With Ramillies safely in his room recovering from a night out, his own immediate charge was at a standstill. Like all professionals who are doing a little work on the side to oblige a friend, he felt at a disadvantage. Friendship is a hampering thing at the best of times, and the demands made in its name are often unreasonable. As far as he could see, everybody in his immediate circle was beseeching him to avert something different. Looking round this pleasant and expensive scene, it struck him forcibly that such universal alarm was quite extraordinary. Ramillies appeared to be the focal point of the general anxiety. Ramillies was clearly expected to do something spiteful or sensational or both. So far, it seemed to Campion, he had simply behaved like a spoilt undergraduate with a gift for the offensive, yet neither Val nor Gaiogi was unduly nervous or even inexperienced. He reminded himself that he knew all these decorative, volatile people very slightly. They were all such natural exhibitionists, all so busy presenting various aspects of themselves, that to meet them was like watching a play in which, by the end of the evening, all the actors seem old friends and yet, in the back of one's mind, there is the conviction that ten minutes behind the scenes would make them all strangers again. He decided to wander up and take a look at the patient.

He located the bedroom and was bearing down upon the door when it opened six inches or so and remained dark and ajar. He paused. Of all the minor incidents of life a door which opens at one's approach is perhaps the most disconcerting. An eye regarded him through the aperture.

‘Campion.'

‘Yes?'

‘Come in. Are the others still eating? Come in, will you?'

The thin sharp voice was not so strident as usual, but the note of insolence was still there. Campion walked into a
room whose only light crept in round the edges of drawn curtains and the door closed behind him. A shadowy figure laid an unsteady hand on his arm.

‘I'm going to take my things down to the plane now.' Ramillies sounded excited and the confidential tone was new to him. ‘I'm not travelling much. They're sticky about the weight because she's carrying so much extra juice. My man's gone on by sea and rail like a Christian and I don't want any damned hotel servants touching my stuff. That's natural, isn't it?'

A querulous anxiety in the question confirmed the general diagnosis, and his visitor made haste to reassure him. Ramillies tittered. It was an unpleasant sound in the gloom and reminded Mr Campion that he never had liked the man.

‘I'm going to shift it myself,' Georgia's husband continued huskily. ‘You come down with me and see it weighed. You bear witness that I haven't got that gun. I've had my head talked off about that gun and I'm bloody sick of it. You come along. I've been on the look-out for a stranger, but you're better. You'll do nicely.'

Campion disengaged himself from the gripping fingers.
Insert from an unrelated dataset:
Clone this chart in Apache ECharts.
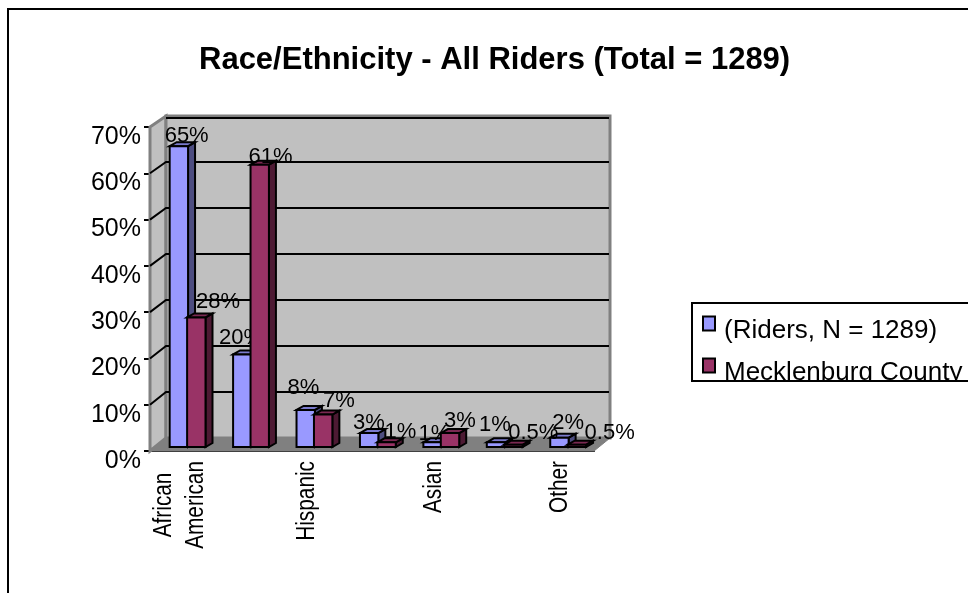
<!DOCTYPE html>
<html>
<head>
<meta charset="utf-8">
<style>html,body{margin:0;padding:0;background:#fff}#chart{width:968px;height:593px}</style>
<script src="https://cdn.jsdelivr.net/npm/echarts@6/dist/echarts.min.js"></script>
</head>
<body>
<div id="chart"></div>
<script>
// Categories whose names the axis skips stay blank.
const categories = ['African\nAmerican', '', 'Hispanic', '', 'Asian', '', 'Other'];
const riders = [65, 20, 8, 3, 1, 1, 2];
const county = [28, 61, 7, 1, 3, 0.5, 0.5];
const yTicks = [0, 10, 20, 30, 40, 50, 60, 70];

// Label placement relative to the top-left of each bar's front face.
const ridersLabelShift = [[17, -10], [8, -16], [7, -22], [9, -10], [11, -8], [8, -17], [18, -15]];
const countyLabelShift = [[31, -15], [20, -8], [25, -14], [23, -10], [19, -12], [29, -12], [42, -12]];

const FONT = '"Liberation Sans", Arial, sans-serif';
const DEPTH_X = 16;
const BAR_DX = 7, BAR_DY = 4, FLOOR_LIFT = 4;

const backY = (y, v) => y - 13 + 2 * v / 70;

function renderWalls(params, api) {
  const cs = params.coordSys;
  const x0 = cs.x, x1 = cs.x + cs.width;
  const f0 = api.coord([0, 0])[1], f70 = api.coord([0, 70])[1];
  const b0 = backY(f0, 0), b70 = backY(f70, 70);
  const bx0 = x0 + DEPTH_X, bx1 = x1 + DEPTH_X;
  const wallEdge = { stroke: '#808080', lineWidth: 3 };
  const children = [
    { type: 'polygon', shape: { points: [[x0, f70], [bx0, b70], [bx0, b0], [x0, f0]] },
      style: { fill: '#c0c0c0', ...wallEdge } },
    { type: 'rect', shape: { x: bx0, y: b70, width: bx1 - bx0, height: b0 - b70 },
      style: { fill: '#c0c0c0', ...wallEdge } },
    { type: 'polygon', shape: { points: [[x0, f0], [bx0, b0], [bx1, b0], [x1, f0]] },
      style: { fill: '#808080', stroke: '#808080', lineWidth: 1 } }
  ];
  yTicks.slice(1).forEach(v => {
    const fy = api.coord([0, v])[1], by = backY(fy, v);
    // The top gridline only runs along the back wall, inside its edge.
    const points = v === 70
      ? [[bx0, by + 2], [bx1 - 1, by + 2]]
      : [[x0, fy], [bx0, by], [bx1 - 1, by]];
    children.push({ type: 'polyline', shape: { points },
      style: { fill: null, stroke: '#000', lineWidth: 2 } });
  });
  return { type: 'group', children };
}

// Rotated category names, squeezed along their length.
function renderCategoryNames(params, api) {
  const axisY = api.coord([0, 0])[1];
  const children = categories.map((name, i) => ({
    type: 'text',
    x: api.coord([i, 0])[0] - 2,
    y: axisY + 10,
    rotation: Math.PI / 2,
    scaleX: 0.8,
    style: {
      text: name.split('\n').map(p => '{c|' + p + '}').join('\n'),
      align: 'right', verticalAlign: 'middle',
      rich: { c: { font: '26px ' + FONT, lineHeight: 32, align: 'center', fill: '#000' } }
    }
  }));
  return { type: 'group', children };
}

function barRenderer(values, shifts, faceOffset, front, top, side) {
  return function (params, api) {
    const i = params.dataIndex;
    const band = api.size([1, 0])[0];
    const base = api.coord([i, 0]);
    const head = api.coord([i, values[i]]);
    const w = band * 0.29;
    const x = base[0] + band * faceOffset;
    const yB = base[1] - FLOOR_LIFT, yT = head[1] - FLOOR_LIFT;
    const edge = { stroke: '#000', lineWidth: 2, lineJoin: 'miter' };
    return {
      type: 'group',
      children: [
        { type: 'polygon', shape: { points: [[x + w, yT], [x + w + BAR_DX, yT - BAR_DY], [x + w + BAR_DX, yB - BAR_DY], [x + w, yB]] },
          style: { fill: side, ...edge } },
        { type: 'polygon', shape: { points: [[x, yT], [x + BAR_DX, yT - BAR_DY], [x + w + BAR_DX, yT - BAR_DY], [x + w, yT]] },
          style: { fill: top, ...edge } },
        { type: 'rect', shape: { x, y: yT, width: w, height: yB - yT },
          style: { fill: front, ...edge } },
        { type: 'text', z2: 100,
          style: { x: x + shifts[i][0], y: yT + shifts[i][1], text: values[i] + '%',
            font: '22px ' + FONT, fill: '#000', align: 'center', verticalAlign: 'middle' } }
      ]
    };
  };
}

const chart = echarts.init(document.getElementById('chart'), null, { renderer: 'canvas' });
chart.setOption({
  animation: false,
  backgroundColor: '#ffffff',
  title: {
    text: 'Race/Ethnicity - All Riders (Total = 1289)',
    left: 199, top: 45, padding: 0,
    textStyle: { fontFamily: FONT, fontSize: 31, fontWeight: 'bold', color: '#000' }
  },
  legend: {
    orient: 'vertical', left: 692, top: 303,
    padding: [0, 120, 0, 10], itemGap: 1, itemWidth: 12, itemHeight: 14,
    icon: 'rect', align: 'left',
    backgroundColor: '#fff', borderColor: '#000', borderWidth: 2, borderRadius: 0,
    data: ['(Riders, N = 1289)', 'Mecklenburg County'],
    itemStyle: { borderColor: '#000', borderWidth: 2 },
    formatter: n => '{t|' + n + '}',
    textStyle: { rich: { t: { fontFamily: FONT, fontSize: 26, lineHeight: 24, color: '#000', padding: [15, 0, 0, 4] } } }
  },
  grid: { left: 150, top: 127, width: 444, height: 324 },
  xAxis: {
    type: 'category', data: categories, boundaryGap: true,
    axisLine: { lineStyle: { color: '#000', width: 2 } },
    axisTick: { length: 6, lineStyle: { color: '#000', width: 2 } },
    splitLine: { show: false },
    axisLabel: { show: false }
  },
  yAxis: {
    type: 'value', min: 0, max: 70, interval: 10,
    axisLine: { show: true, lineStyle: { color: '#000', width: 2 } },
    axisTick: { show: true, length: 6, lineStyle: { color: '#000', width: 2 } },
    splitLine: { show: false },
    axisLabel: {
      formatter: v => '{v|' + v + '%}', margin: 9,
      rich: { v: { fontFamily: FONT, fontSize: 25, color: '#000', padding: [20, 0, 0, 0] } }
    }
  },
  series: [
    { type: 'custom', name: 'walls', silent: true, clip: false, z: 1,
      renderItem: renderWalls, data: [[0, 0]], encode: { x: 0, y: 1 } },
    { type: 'custom', name: 'category names', silent: true, clip: false, z: 2,
      renderItem: renderCategoryNames, data: [[0, 0]], encode: { x: 0, y: 1 } },
    { type: 'custom', name: '(Riders, N = 1289)', clip: false, z: 3,
      itemStyle: { color: '#9999ff' },
      renderItem: barRenderer(riders, ridersLabelShift, -0.19, '#9999ff', '#7a7acc', '#4d4d80'),
      data: riders.map((v, i) => [i, v]), encode: { x: 0, y: 1 } },
    { type: 'custom', name: 'Mecklenburg County', clip: false, z: 4,
      itemStyle: { color: '#993366' },
      renderItem: barRenderer(county, countyLabelShift, 0.085, '#993366', '#7a2952', '#4d1a33'),
      data: county.map((v, i) => [i, v]), encode: { x: 0, y: 1 } }
  ],
  graphic: [
    // Outer frame: only its top and left edges fall inside the window.
    { type: 'polyline', z: 20, shape: { points: [[8, 593], [8, 9], [968, 9]] },
      style: { fill: null, stroke: '#000', lineWidth: 2 } },
    // The legend's lower edge trims the descenders of its last row.
    { type: 'rect', z: 20, shape: { x: 680, y: 382, width: 288, height: 8 }, style: { fill: '#fff' } },
    { type: 'line', z: 20, shape: { x1: 692, y1: 381, x2: 968, y2: 381 }, style: { stroke: '#000', lineWidth: 2 } }
  ]
});
</script>
</body>
</html>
‘Anything you like,' he said easily. ‘Are you all right? I thought you weren't feeling too good.'

‘I've been drunk. God, I've been drunk!' He made the words a breathy little prayer of satisfaction. ‘I'm sobering up now. It's rotten sobering up, but it won't last. Nothing gets me down for long. Besides, I've got something to do. I've got something on. I can always snap out of it if I've got something on. It doesn't really affect me.'

The bravado sounded a trifle forlorn to Campion.

‘Have you packed?' he inquired.

‘Lord, yes, packed in Town. What the hell are we doing chattering here in the dark?'

This was a question which had occurred to Mr Campion himself and he said so.

‘Georgia pulled the curtains to keep the blasted light out of my eyes.' Ramillies was blundering slowly across the room as he spoke. ‘She's full of wifely concern, isn't she? Have you noticed it?'

He turned round suspiciously on the last word, letting in a shaft of sun with the same movement, but apparently the
younger man's expression was satisfactory, for he seemed content.